Le personnage maudit du rap féminin, c'est Charli Baltimore. A deux reprises au moins, elle sembla promise au succès, mais à chaque fois, la machine s'est enrayée. La première occasion, ce fut au milieu de la décennir 90, quand elle devint la maîtresse et la protégée de Biggie, et qu'il voulut monter The Commission, un super-groupe avec Puff Daddy, Jay-Z, Lil Cease, elle et lui. La seconde survint un peu plus tard, au début des années 2000, quand ce fut au tour d'Irv Gotti de la prendre sous son aile chez Murder Inc., et de produire le single à succès "Down 4 U" avec Ja Rule, Ashanti et Vita. Cependant, les albums que la rappeuse aux cheveux rouges (voire blonds, selon) aurait dû sortir au terme de ces périodes fastes n'ont jamais vraiment vu le jour.

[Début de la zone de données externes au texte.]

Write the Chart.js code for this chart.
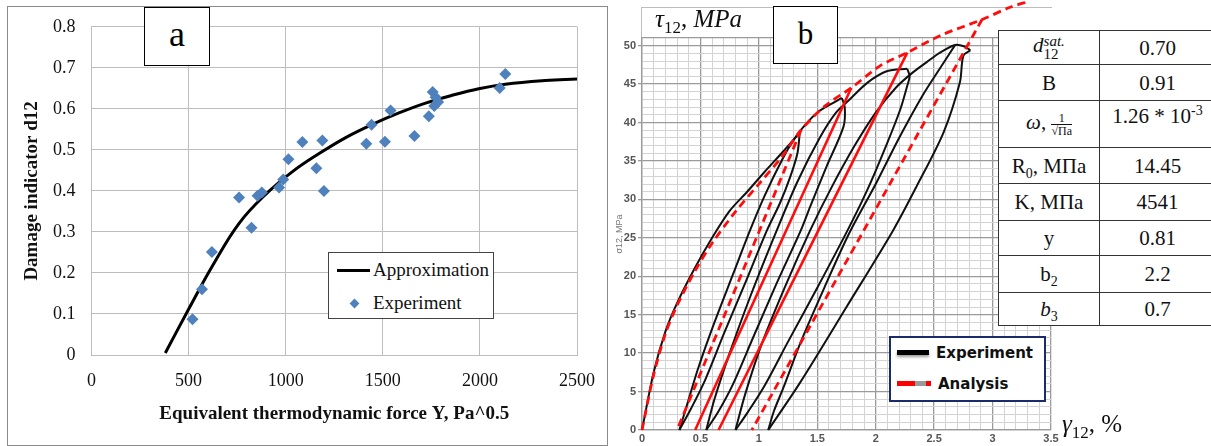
<!DOCTYPE html>
<html lang="en">
<head>
<meta charset="UTF-8">
<title>Damage indicator and cyclic shear response</title>
<script src="https://cdn.jsdelivr.net/npm/chart.js@4"></script>
<style>
  body { margin: 0; background: #fff; }
  #page { position: relative; width: 1211px; height: 446px; overflow: hidden; background: #fff; }
  canvas { position: absolute; top: 0; }
  #chartA { left: 0; }
  #chartB { left: 600px; }

  #frameA { position: absolute; left: 7px; top: 6px; width: 599px; height: 438px; border: 1px solid #8a8a8a; }
  #frameB { position: absolute; left: 641px; top: 7px; width: 410px; height: 31px; border-top: 1px solid #bdbdbd; border-left: 1px solid #bdbdbd; }

  .tag { position: absolute; box-sizing: border-box; background: #fff; border: 1.5px solid #000;
         font-family: "Liberation Serif", serif; text-align: center; color: #000; }
  #tagA { left: 144px; top: 7px; width: 66px; height: 59px; font-size: 36px; line-height: 52px; }
  #tagB { left: 773px; top: 6px; width: 65px; height: 58px; font-size: 31px; line-height: 54px; }

  #legendA { position: absolute; left: 328px; top: 252px; width: 166px; height: 67px; box-sizing: border-box;
             border: 1px solid #444; background: #fff; font-family: "Liberation Serif", serif; font-size: 19px; color: #111; }
  #legendA .txt { position: absolute; left: 44px; line-height: 22px; }
  #legendA .ln { position: absolute; left: 8px; top: 16px; width: 33px; height: 3px; background: #000; }
  #legendA .dm { position: absolute; left: 22px; top: 47px; width: 7px; height: 7px; background: #4f81bd; transform: rotate(45deg); }

  #legendB { position: absolute; left: 889px; top: 336px; width: 157px; height: 66px; box-sizing: border-box;
             border: 2px solid #1b2a6b; background: #fff; font-family: "DejaVu Sans", sans-serif; font-weight: bold; font-size: 15px; color: #111; }
  #legendB .txt { position: absolute; line-height: 18px; }
  #legendB .blk { position: absolute; left: 6px; top: 12px; width: 32px; height: 5px; background: #000; box-shadow: 0 2px 3px #999; }
  #legendB .seg { position: absolute; top: 43px; height: 5px; }

  #tauLabel { position: absolute; left: 655px; top: 4px; font-family: "Liberation Serif", serif; font-size: 25px; line-height: 30px; color: #111; }
  #gammaLabel { position: absolute; left: 1062px; top: 409px; font-family: "Liberation Serif", serif; font-size: 25px; line-height: 30px; color: #111; }
  #tauLabel sub, #gammaLabel sub { font-size: 17px; line-height: 0; }

  #params { position: absolute; left: 998px; top: 30px; width: 217px; table-layout: fixed; border-collapse: collapse;
            background: #fff; font-family: "Liberation Serif", serif; font-size: 21px; color: #111; }
  #params td { border: 1px solid #333; padding: 0; text-align: center; vertical-align: middle; line-height: 22px;
               font-family: "Liberation Serif", serif; }
  #params sub, #params sup { font-size: 14px; line-height: 0; }
  .ss { display: inline-block; vertical-align: middle; text-align: left; font-size: 15px; line-height: 13px; }
  .ss span { display: block; }
  .frac { display: inline-block; vertical-align: middle; text-align: center; font-size: 12px; line-height: 12px; }
  .frac .den { display: block; border-top: 1px solid #111; }
</style>
</head>
<body>
<div id="page">
  <div id="frameA"></div>
  <canvas id="chartA" width="610" height="446"></canvas>
  <div class="tag" id="tagA">a</div>
  <div id="legendA">
    <span class="ln"></span><div class="txt" style="top:6px">Approximation</div>
    <span class="dm"></span><div class="txt" style="top:39px">Experiment</div>
  </div>

  <div id="frameB"></div>
  <canvas id="chartB" width="611" height="446"></canvas>
  <div id="tauLabel"><i>τ</i><sub>12</sub>, <i>MPa</i></div>
  <div class="tag" id="tagB">b</div>

  <table id="params">
    <colgroup><col style="width:101px"><col style="width:116px"></colgroup>
    <tr style="height:34px"><td><i>d</i><span class="ss"><span><i>sat.</i></span><span>12</span></span></td><td>0.70</td></tr>
    <tr style="height:36px"><td>B</td><td>0.91</td></tr>
    <tr style="height:47px"><td><i>ω</i>, <span class="frac"><span>1</span><span class="den">√Па</span></span></td><td style="vertical-align:top;padding-top:4px">1.26 * 10<sup>-3</sup></td></tr>
    <tr style="height:36px"><td>R<sub>0</sub>, МПа</td><td>14.45</td></tr>
    <tr style="height:37px"><td>K, МПа</td><td>4541</td></tr>
    <tr style="height:35px"><td>y</td><td>0.81</td></tr>
    <tr style="height:37px"><td>b<sub>2</sub></td><td>2.2</td></tr>
    <tr style="height:33px"><td><i>b</i><sub>3</sub></td><td>0.7</td></tr>
  </table>

  <div id="legendB">
    <span class="blk"></span><div class="txt" style="left:45px;top:6px">Experiment</div>
    <span class="seg" style="left:6px;width:18px;background:#ff0000"></span>
    <span class="seg" style="left:24px;width:11px;background:#9a9a9a"></span>
    <span class="seg" style="left:35px;width:5px;background:#ff0000"></span>
    <div class="txt" style="left:47px;top:37px">Analysis</div>
  </div>
  <div id="gammaLabel"><i>γ</i><sub>12</sub>, %</div>
</div>

<script>
// ---- panel a: damage indicator vs thermodynamic force ----
const expY = [520, 569, 620, 760, 824, 855, 877, 966, 987, 1014, 1086, 1158, 1189, 1197,
              1415, 1442, 1511, 1540, 1663, 1737, 1757, 1765, 1772, 1785, 2102, 2131];
const expD = [0.087, 0.160, 0.251, 0.384, 0.310, 0.388, 0.396, 0.408, 0.428, 0.477, 0.519, 0.455, 0.523, 0.400,
              0.515, 0.561, 0.520, 0.596, 0.534, 0.582, 0.641, 0.607, 0.628, 0.617, 0.651, 0.685];
const approxY = [380, 504, 624, 760, 898, 1035, 1172, 1309, 1446, 1583, 1720, 1857, 1994, 2131, 2337, 2500];
const approxD = [0.005, 0.115, 0.218, 0.321, 0.392, 0.447, 0.491, 0.530, 0.562, 0.590, 0.614, 0.633, 0.649, 0.660, 0.669, 0.673];
const xTicksA = [0, 500, 1000, 1500, 2000, 2500];

// ---- panel b: shear stress-strain loops, [gamma %, tau MPa] ----
const expLoading = [[0, 0], [0.1, 7.5], [0.2, 12.8], [0.3, 16.5], [0.45, 21], [0.6, 25], [0.75, 28.5], [0.9, 31], [1.05, 33.6], [1.2, 36.1], [1.35, 38.7]];
const expUnload1 = [[1.35, 38.7], [1.33, 36], [1.27, 33], [1.18, 29.5], [1.07, 26], [0.88, 19], [0.70, 12.5], [0.54, 6.5], [0.42, 2.8], [0.32, 0]];
const expReload1 = [[0.32, 0], [0.38, 3], [0.48, 8], [0.62, 14], [0.78, 20.3], [0.925, 26], [1.05, 30.5], [1.20, 35.2], [1.30, 37.8], [1.38, 39.4], [1.50, 41.3], [1.64, 42.6], [1.71, 43.2]];
const expUnload2 = [[1.71, 43.2], [1.735, 42], [1.725, 39.5], [1.58, 34.3], [1.44, 29.1], [1.36, 26], [1.15, 19], [0.95, 12], [0.78, 6], [0.65, 2.3], [0.55, 0]];
const expReload2 = [[0.55, 0], [0.62, 4], [0.75, 10], [0.93, 17.5], [1.154, 26], [1.33, 32.3], [1.52, 38], [1.66, 41.3], [1.77, 42.9], [1.93, 45.2], [2.10, 46.7], [2.27, 47.0]];
const expUnload3 = [[2.27, 47.0], [2.29, 46], [2.27, 44.8], [2.21, 41.7], [2.10, 37.4], [1.93, 31.3], [1.76, 26], [1.50, 18.5], [1.25, 11.5], [1.05, 5.8], [0.90, 2.2], [0.80, 0]];
const expReload3 = [[0.80, 0], [0.88, 4.5], [1.02, 11], [1.22, 18.5], [1.44, 26], [1.62, 31.5], [1.82, 37], [2.0, 41.3], [2.17, 44.5], [2.30, 46.3], [2.44, 47.9], [2.55, 49.1], [2.68, 50.1], [2.76, 49.9], [2.81, 49.4]];
const expUnload4 = [[2.81, 49.4], [2.75, 48.7], [2.72, 45.2], [2.58, 38.7], [2.35, 31.7], [2.15, 26], [1.75, 16], [1.35, 6.1], [1.08, 0]];
const expReload4 = [[1.08, 0], [1.13, 2.5], [1.21, 5.5], [1.36, 11.5], [1.56, 18.5], [1.77, 25.5], [2.0, 32], [2.2, 38], [2.4, 43.5], [2.56, 47.3], [2.68, 50.1]];

const anaEnvelope = [[0, 0], [0.1, 7.2], [0.2, 12.5], [0.3, 16.2], [0.45, 20.6], [0.6, 24.3], [0.8, 28.4], [1.0, 32], [1.2, 35.6], [1.36, 39.0],
                     [1.57, 42.2], [1.79, 44.5], [2.04, 47.4], [2.27, 49.1], [2.55, 51.3], [2.91, 53.4], [3.15, 55.0], [3.32, 55.8]];
const anaUnload1 = [[1.36, 39.0], [0.30, 0]];
const anaUnload2 = [[1.79, 44.5], [0.455, 0]];
const anaUnload3 = [[2.27, 49.1], [0.655, 0]];
const anaUnload4 = [[2.91, 53.4], [0.94, 0]];

const serif = '"Liberation Serif", "Times New Roman", serif';

new Chart(document.getElementById('chartA'), {
  type: 'scatter',
  data: {
    datasets: [
      {
        label: 'Experiment',
        data: expY.map((x, i) => ({ x, y: expD[i] })),
        pointStyle: 'rectRot',
        pointRadius: 6,
        backgroundColor: '#4f81bd',
        borderColor: '#4f81bd',
        borderWidth: 0
      },
      {
        label: 'Approximation',
        data: approxY.map((x, i) => ({ x, y: approxD[i] })),
        showLine: true,
        borderColor: '#000',
        borderWidth: 3,
        pointRadius: 0,
        tension: 0.4
      }
    ]
  },
  options: {
    responsive: false,
    animation: false,
    layout: { padding: { top: 18, right: 32, left: 0, bottom: 0 } },
    plugins: { legend: { display: false }, tooltip: { enabled: false } },
    scales: {
      x: {
        type: 'linear', min: 0, max: 2500,
        afterBuildTicks: s => { s.ticks = xTicksA.map(v => ({ value: v })); },
        ticks: { padding: 15, color: '#111', font: { family: serif, size: 18 }, callback: v => String(v) },
        grid: { color: '#bdbdbd', drawTicks: false },
        border: { color: '#bdbdbd' },
        title: {
          display: true, text: 'Equivalent thermodynamic force Y, Pa^0.5', color: '#111',
          font: { family: serif, size: 19, weight: 'bold' }, padding: { top: 0, bottom: 21 }
        },
        afterFit: s => { s.height = 91; }
      },
      y: {
        min: 0, max: 0.8,
        ticks: { stepSize: 0.1, padding: 16, color: '#111', font: { family: serif, size: 18 },
                 callback: v => String(Math.round(v * 10) / 10) },
        grid: { color: '#bdbdbd', drawTicks: false },
        border: { color: '#bdbdbd' },
        title: {
          display: true, text: 'Damage indicator d12', color: '#111',
          font: { family: serif, size: 19, weight: 'bold' }, padding: { top: 21, bottom: 0 }
        },
        afterFit: s => { s.width = 91.5; }
      }
    }
  }
});

const pts = arr => arr.map(([x, y]) => ({ x, y }));
const curve = (arr, color, width, dash) => ({
  data: pts(arr),
  showLine: true,
  borderColor: color,
  borderWidth: width,
  borderDash: dash,
  pointRadius: 0,
  tension: 0.3,
  clip: false
});
const red = '#ff0d0d';
const isMajorX = v => Math.abs(v * 2 - Math.round(v * 2)) < 1e-6;
const isMajorY = v => v % 5 === 0 || v === 51;
const tickFontB = { family: '"Liberation Sans", Arial, sans-serif', size: 11, weight: 'bold' };

new Chart(document.getElementById('chartB'), {
  type: 'scatter',
  data: {
    datasets: [
      curve(anaEnvelope, red, 2.8, [8, 5]),
      curve(anaUnload1, red, 2.8, [8, 5]),
      curve(anaUnload2, red, 2.6, []),
      curve(anaUnload3, red, 2.6, []),
      curve(anaUnload4, red, 2.8, [8, 5]),
      curve(expLoading, '#111', 2, []),
      curve(expUnload1, '#111', 2, []),
      curve(expReload1, '#111', 2, []),
      curve(expUnload2, '#111', 2, []),
      curve(expReload2, '#111', 2, []),
      curve(expUnload3, '#111', 2, []),
      curve(expReload3, '#111', 2, []),
      curve(expUnload4, '#111', 2, []),
      curve(expReload4, '#111', 2, [])
    ]
  },
  options: {
    responsive: false,
    animation: false,
    layout: { padding: { top: 38, right: 160, left: 0, bottom: 0 } },
    plugins: { legend: { display: false }, tooltip: { enabled: false } },
    scales: {
      x: {
        type: 'linear', min: 0, max: 3.5,
        ticks: {
          stepSize: 0.1, maxTicksLimit: 1000, autoSkip: false, maxRotation: 0, padding: 2,
          color: '#555', font: tickFontB,
          callback: v => isMajorX(v) ? String(Math.round(v * 10) / 10) : ''
        },
        grid: {
          drawTicks: false,
          color: c => isMajorX(c.tick.value) ? '#9a9a9a' : '#d3d3d3',
          lineWidth: c => isMajorX(c.tick.value) ? 1.3 : 1
        },
        border: { color: '#9a9a9a', width: 1.3 },
        afterFit: s => { s.height = 16; }
      },
      y: {
        min: 0, max: 51,
        ticks: {
          stepSize: 1, maxTicksLimit: 1000, autoSkip: false, padding: 2,
          color: '#555', font: tickFontB,
          callback: v => v % 5 === 0 ? String(v) : ''
        },
        grid: {
          drawTicks: true, tickLength: 4,
          tickColor: c => c.tick.value % 5 === 0 ? '#9a9a9a' : 'rgba(0,0,0,0)',
          color: c => isMajorY(c.tick.value) ? '#9a9a9a' : '#d3d3d3',
          lineWidth: c => isMajorY(c.tick.value) ? 1.3 : 1
        },
        border: { color: '#9a9a9a', width: 1.3 },
        title: {
          display: true, text: 'σ12, MPa', color: '#777',
          font: { family: '"Liberation Sans", Arial, sans-serif', size: 9 }, padding: { top: 14, bottom: 0 }
        },
        afterFit: s => { s.width = 42; }
      }
    }
  }
});
</script>
</body>
</html>
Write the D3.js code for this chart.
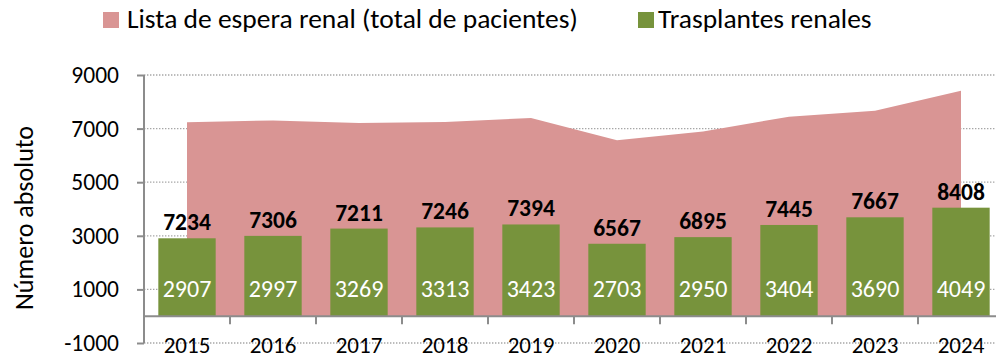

CHARLI BALTIMORE - The Diary

C'est comme si, à chaque fois, le destin rattrapait cette femme qui n'a pas toujours eu la vie facile. Née à Philadelphie d'un père allemand et d'une mère afro-américaine, Tiffany Lane (le nom Charli Baltimore lui vient d'un personnage de film joué par Geena Davis), en effet, a été une mère adolescente soumise à un amant violent, avant de rencontrer Notorious B.I.G. et de devenir une rappeuse. Et après la tragédie personnelle qu'a été le meurtre de ce dernier, elle passa par une dépression marquée par les décès consécutifs de plusieurs de ses proches. Quant à ses albums avortés, ils ont tous les deux souffert de conflits avec ses labels.

Le second d'entre eux, The Diary, finit pourtant par prendre forme, officieusement en tout cas, quand il fut distribué gratuitement sur Internet, à la manière d'une mixtape. Il s'agissait en fait de l'assemblage éclectique de singles et de collaborations issues de compilations Murder Inc. ou d'autres albums, plutôt que de l'objet original. Mais qu'importe, hormis le son parfois approximatif, il avait tous les traits d'un album de major : plusieurs tubes (les cinq singles qui avaient annoncé la sortie étaient recyclés ici), des invités prestigieux, une grande diversité des sons et une large pluralité de registres. Ainsi entendait-on, en plus de violents hymnes de thugs ("We Still don't Give a Fuck"), un titre où Charli Baltimore représentait avec Eve sa ville d'origine ("Philly's Finest"), un diss track à l'encontre de Lil' Kim délivré avec le renfort de Foxy Brown ("Never See Kim in the Hood"), la rituelle chanson d'amour R&B ("Spending Time", un titre de Christina Milan), des passages club comme "Last Temptation" (une collaboration issue de l'album homonyme de Ja Rule), et même un morceau pro-black, "Blak Iz Blak", un extrait de la BO du Bamboozled de Spike Lee, avec Mos Def, MC Serch, Canibus et quelques autres.

Mais naturellement, une bonne partie de l'exercice consistait à mettre en avant la principale intéressée, qui se montrait mordante et agressive sur de nombreux morceaux comme "The Diary" "No One Does It Better" ou encore "Niggaz Aint Shit". Il s'agissait de la mettre en scène en train de pratiquer un rap de brute magnifique dans le style de la tête de proue de Murder Inc., Ja Rule, dont la voix grasse s'entendait à plusieurs reprises, bien sûr, par exemple sur son propre titre "Down Bitch", une sorte de Bonnie and Clyde rejoué par le duo de rappeurs. Sur chaque morceau, Charli Baltimore demeurait au centre du jeu. Et pour cela, on acceptera que cette compilation pirate hétéroclite passe pour l'album qu'elle n'a jamais vraiment sorti.